(Bloomberg) -- Google Chief Executive Officer Sundar Pichai sought to defend himself against US government accusations that he has encouraged internal communications to be hidden from enforcers scrutinizing the company for antitrust violations. 

Testifying in the landmark Justice Department competition case on Monday, Pichai said he “very rarely” changes settings so that his chat records are deleted after 24 hours. He also acknowledged that he sometimes adds lawyers to his emails to ensure they are treated confidentially — not necessarily because he is seeking legal advice.

“There have been occasions where I’ve just marked things as privileged to indicate it’s confidential,” Pichai said. But in general, if he wants legal advice, he simply adds Google Chief Legal Officer Kent Walker to email chains, he said.

The Justice Department grilled Pichai over Google’s “Communicate with Care” program, under which staff were instructed to copy company lawyers when they didn’t technically need to and encouraged to have sensitive conversations over chat with the history function turned off, meaning the conversation is automatically deleted after 24 hours. 

When the company first created its internal chat product, conversations were automatically archived. But in 2008, Walker and other top executives at Google announced a change so that conversations would disappear after 24 hours unless a person changed the archive settings.

“As you know, Google continues to be in the midst of several significant legal and regulatory matters, including government review of our deal with Yahoo!,” Walker said in a September 2008 email to staff shown at the trial. “To help avoid inadvertent retention of instant messages, we have decided to make ‘off the record’ the Google corporate default setting for chats.”

The email noted that any employees on a litigation hold should seek to retain their chats.

Pichai said he received the message, having joined Google in 2004, but wasn’t involved in the decision. When he became CEO in 2015, he didn’t change the policy.

“When I became CEO this is how it worked,” he said, adding that he relies on Walker and Google’s legal teams to draft policies related to litigation and regulatory issues.

Google changed the policy in February of this year after the Justice Department and other antitrust plaintiffs complained that the company was violating its legal obligations to retain all records for use in litigation. In another antitrust case set for trial next month, a California federal judge found Google “adopted a ‘don’t ask, don’t tell’ policy for chat preservation.” 

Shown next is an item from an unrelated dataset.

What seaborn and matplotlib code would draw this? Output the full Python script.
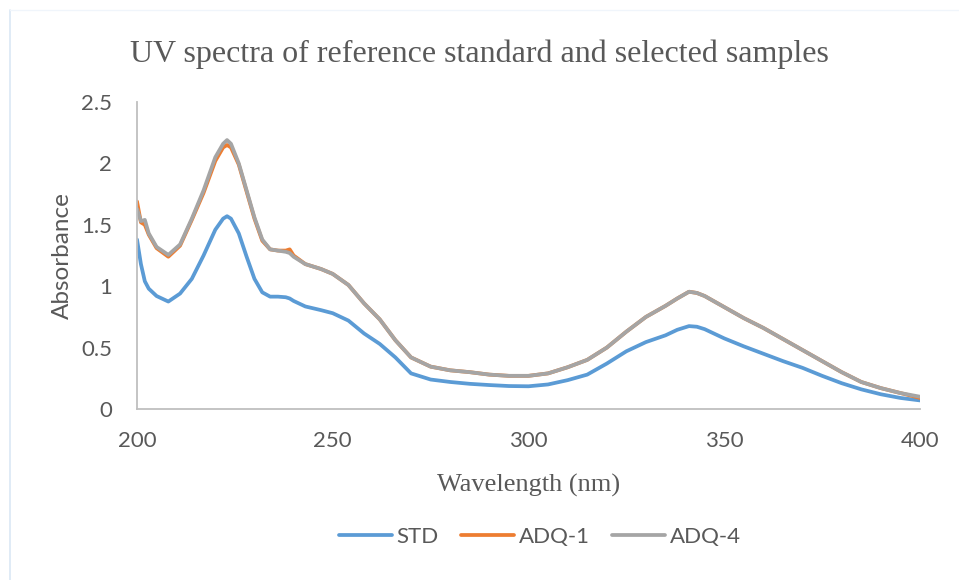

Justice Department attorney Meagan Bellshaw showed Pichai one of his own chats from September 2021 in which he asked for the history to be turned off. A few seconds later, Pichai deleted the request to change the history.

Pichai said the conversation was related to a public event where he was speaking to Google Cloud customers and he had wanted to discuss topics like who might also be speaking at the end and who was moderating panels.

“This is not even close, remotely, to anything covered by this litigation,” he said of the chat. “I take great care to comply with all litigation holds. I never use chat to have substantial discussions on material topics.”